This blog is intended to go along with Population: An Introduction to Concepts and Issues, by John R. Weeks, published by Cengage Learning. The latest edition is the 12th (it came out in 2015), but this blog is meant to complement any edition of the book by showing the way in which demographic issues are regularly in the news.

If you are a user of my textbook and would like to suggest a blog post idea, please email me at: john.weeks@sdsu.edu

Sunday, September 11, 2011

Where Have all the Jobs Gone?

This past week President Obama unveiled his plan for creating new jobs in the United States. These are not the kinds of jobs, of course, that are currently held by undocumented immigrants, because no one else really wants those jobs.

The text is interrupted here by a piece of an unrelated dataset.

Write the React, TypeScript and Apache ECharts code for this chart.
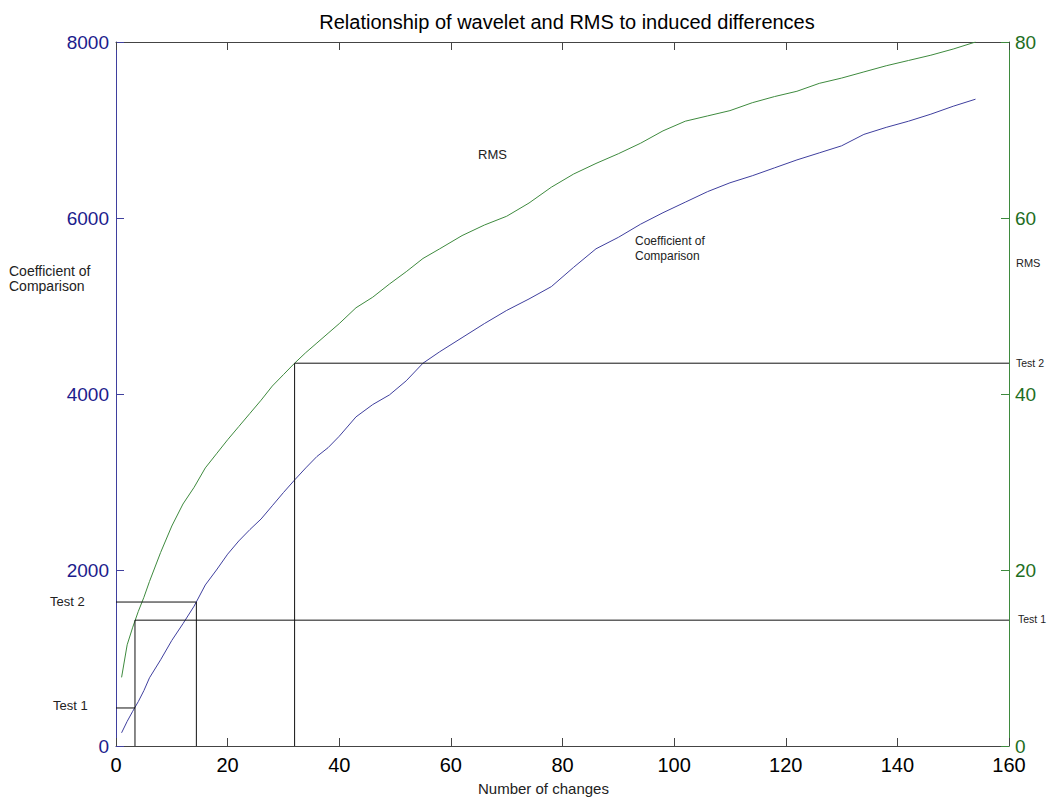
import React, { useEffect, useRef } from "react";
import * as echarts from "echarts";

const changes = [1, 2, 3, 4, 5, 6, 8, 10, 12, 14, 16, 18, 20, 22, 24, 26, 28, 30, 32, 34, 36, 38, 40, 43, 46, 49, 52, 55, 58, 62, 66, 70, 74, 78, 82, 86, 90, 94, 98, 102, 106, 110, 114, 118, 122, 126, 130, 134, 138, 142, 146, 150, 154];
const coefficient = [150, 280, 395, 505, 630, 775, 980, 1200, 1390, 1590, 1830, 2000, 2180, 2330, 2460, 2580, 2730, 2880, 3023, 3160, 3290, 3390, 3520, 3740, 3880, 3990, 4150, 4350, 4480, 4640, 4800, 4950, 5080, 5220, 5440, 5650, 5780, 5930, 6060, 6180, 6300, 6400, 6480, 6570, 6660, 6740, 6820, 6950, 7030, 7100, 7180, 7270, 7350];
const rms = [7.8, 11.5, 13.5, 15.3, 16.9, 18.7, 22.0, 25.0, 27.5, 29.4, 31.6, 33.2, 34.8, 36.3, 37.8, 39.3, 40.9, 42.2, 43.5, 44.7, 45.8, 46.9, 48.0, 49.8, 51.0, 52.5, 53.9, 55.4, 56.5, 58.0, 59.2, 60.2, 61.7, 63.5, 65.0, 66.2, 67.3, 68.5, 69.9, 71.0, 71.6, 72.2, 73.1, 73.8, 74.4, 75.3, 75.9, 76.6, 77.3, 77.9, 78.5, 79.2, 80.0];

// Test markers
const test1 = { x: 3.4, coef: 432, rms: 14.3 };
const test2Coef = { x: 14.4, coef: 1636 };
const test2Rms = { x: 32, rms: 43.5 };

const xTicks = [0, 20, 40, 60, 80, 100, 120, 140, 160];

const FONT = "Liberation Sans, Arial, sans-serif";
const BLUE_LINE = "#3f3f9e";
const GREEN_LINE = "#3e8a3e";
const BLUE_TXT = "#1c1c8c";
const GREEN_TXT = "#1e6e1e";

export default function App() {
  const ref = useRef<HTMLDivElement>(null);
  useEffect(() => {
    if (!ref.current) return;
    const chart = echarts.init(ref.current, undefined, { renderer: "svg" });
    const blackLine = { color: "#111", width: 1 };
    const option: any = {
      animation: false,
      backgroundColor: "#fff",
      textStyle: { fontFamily: FONT },
      title: {
        text: "Relationship of wavelet and RMS to induced differences",
        left: 562,
        textAlign: "center",
        top: 7,
        textStyle: { fontSize: 20, fontWeight: "normal", color: "#000", fontFamily: FONT },
      },
      grid: { left: 116, right: 43, top: 42, bottom: 51, containLabel: false },
      xAxis: [
        {
          type: "value",
          min: xTicks[0],
          max: xTicks[xTicks.length - 1],
          interval: 20,
          position: "bottom",
          axisLine: { onZero: false, lineStyle: { color: "#444", width: 1 } },
          axisTick: { inside: true, length: 8, lineStyle: { color: "#444" } },
          axisLabel: { fontSize: 20, color: "#000", margin: 9, fontFamily: FONT },
          splitLine: { show: false },
        },
        {
          type: "value",
          min: xTicks[0],
          max: xTicks[xTicks.length - 1],
          interval: 20,
          position: "top",
          axisLine: { onZero: false, lineStyle: { color: "#444", width: 1 } },
          axisTick: { inside: true, length: 8, lineStyle: { color: "#444" } },
          axisLabel: { show: false },
          splitLine: { show: false },
        },
      ],
      yAxis: [
        {
          type: "value",
          min: 0,
          max: 8000,
          interval: 2000,
          position: "left",
          axisLine: { show: true, onZero: false, lineStyle: { color: BLUE_LINE, width: 1 } },
          axisTick: { show: true, inside: true, length: 8, lineStyle: { color: BLUE_LINE } },
          axisLabel: { fontSize: 19, color: BLUE_TXT, margin: 7, fontFamily: FONT, formatter: (v: number) => String(v) },
          splitLine: { show: false },
        },
        {
          type: "value",
          min: 0,
          max: 80,
          interval: 20,
          position: "right",
          axisLine: { show: true, onZero: false, lineStyle: { color: GREEN_LINE, width: 1 } },
          axisTick: { show: true, inside: true, length: 8, lineStyle: { color: GREEN_LINE } },
          axisLabel: { fontSize: 19, color: GREEN_TXT, margin: 6, fontFamily: FONT, formatter: (v: number) => String(v), verticalAlign: "middle" },
          splitLine: { show: false },
        },
      ],
      series: [
        {
          type: "line",
          name: "Coefficient of Comparison",
          yAxisIndex: 0,
          data: changes.map((c, i) => [c, coefficient[i]]),
          showSymbol: false,
          lineStyle: { color: BLUE_LINE, width: 1 },
          itemStyle: { color: BLUE_LINE },
        },
        {
          type: "line",
          name: "RMS",
          yAxisIndex: 1,
          data: changes.map((c, i) => [c, rms[i]]),
          showSymbol: false,
          lineStyle: { color: GREEN_LINE, width: 1 },
          itemStyle: { color: GREEN_LINE },
        },
        {
          type: "line",
          yAxisIndex: 0,
          data: [[0, test1.coef], [test1.x, test1.coef]],
          showSymbol: false,
          lineStyle: blackLine,
        },
        {
          type: "line",
          yAxisIndex: 1,
          data: [[test1.x, 0], [test1.x, test1.rms], [160, test1.rms]],
          showSymbol: false,
          lineStyle: blackLine,
        },
        {
          type: "line",
          yAxisIndex: 0,
          data: [[0, test2Coef.coef], [test2Coef.x, test2Coef.coef], [test2Coef.x, 0]],
          showSymbol: false,
          lineStyle: blackLine,
        },
        {
          type: "line",
          yAxisIndex: 1,
          data: [[test2Rms.x, 0], [test2Rms.x, test2Rms.rms], [160, test2Rms.rms]],
          showSymbol: false,
          lineStyle: blackLine,
        },
      ],
      graphic: [
        { type: "text", left: 478, top: 781, style: { text: "Number of changes", fill: "#222", font: `15px ${FONT}` } },
        { type: "text", left: 9, top: 263, style: { text: "Coefficient of\nComparison", fill: "#222", font: `14px ${FONT}`, lineHeight: 15 } },
        { type: "text", left: 1016, top: 257, style: { text: "RMS", fill: "#222", font: `11px ${FONT}` } },
        { type: "text", left: 478, top: 148, style: { text: "RMS", fill: "#222", font: `13px ${FONT}` } },
        { type: "text", left: 635, top: 233, style: { text: "Coefficient of\nComparison", fill: "#222", font: `12px ${FONT}`, lineHeight: 15 } },
        { type: "text", left: 50, top: 595, style: { text: "Test 2", fill: "#222", font: `13px ${FONT}` } },
        { type: "text", left: 53, top: 699, style: { text: "Test 1", fill: "#222", font: `13px ${FONT}` } },
        { type: "text", left: 1016, top: 357, style: { text: "Test 2", fill: "#222", font: `10.5px ${FONT}` } },
        { type: "text", left: 1018, top: 613, style: { text: "Test 1", fill: "#222", font: `10.5px ${FONT}` } },
      ],
    };
    chart.setOption(option);
    return () => chart.dispose();
  }, []);
  return (
    <div
      ref={ref}
      style={{ position: "fixed", left: 0, top: 0, width: 1052, height: 797, background: "#fff" }}
    />
  );
}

A good deal of discussion in the media (but not so much in the political sphere) has revolved around the disappearance of manufacturing jobs in the US. An important part of this phenomenon is related to the rapid increase over the past few decades of the labor force in developing countries, especially in countries like China with a favorable age structure (from falling fertility) that encourages those workers not just to make stuff for lower wages than might be paid in the US, but also to spend their earnings on the very products that they are making, rather than spending it on feeding more family members, as would happen in a high fertility country. In other words, there has been a global shift not just in who is making things, but also in who is buying things. Louis Uchitelle has a lengthy article in today's New York Times discussing this transformation of manufacturing.
It may seem remarkable that America’s fall — or impending fall — from first place in manufacturing isn’t generating all that many headlines, certainly not when compared with the controversies over the national debt or persistent unemployment. One reason may be that the nation’s political leaders don’t see manufacturing as a problem. Put another way, they don’t necessarily regard making an engine, a computer or even a pair of scissors as having as much value as investment banking or retailing or a useful Web site.
“You have a culture within the elites of both political parties that says manufacturing does not matter, and industrial policy will do more harm than good,” says Ronil Hira, an assistant professor of public policy at the Rochester Institute of Technology. 
“The reason you no longer get much of an outcry over this exodus has to do mainly with jobs,” says Heather Boushey, a senior economist at the Center for American Progress. “Less than 12 percent of the American work force is in manufacturing today, down from 30 percent in the 1970s. So there isn’t the same level of public concern.” 
The bottom line seems to be that China, in particular, has subsidized the relocation of factories from the US (and Europe) to China, and that has raised local wages and local buying power and has essentially reconfigured the world's manufacturing landscape. Given the global population trends, not to mention the complex political landscape discussed in the article, it seems unlikely that this trend will be reversed.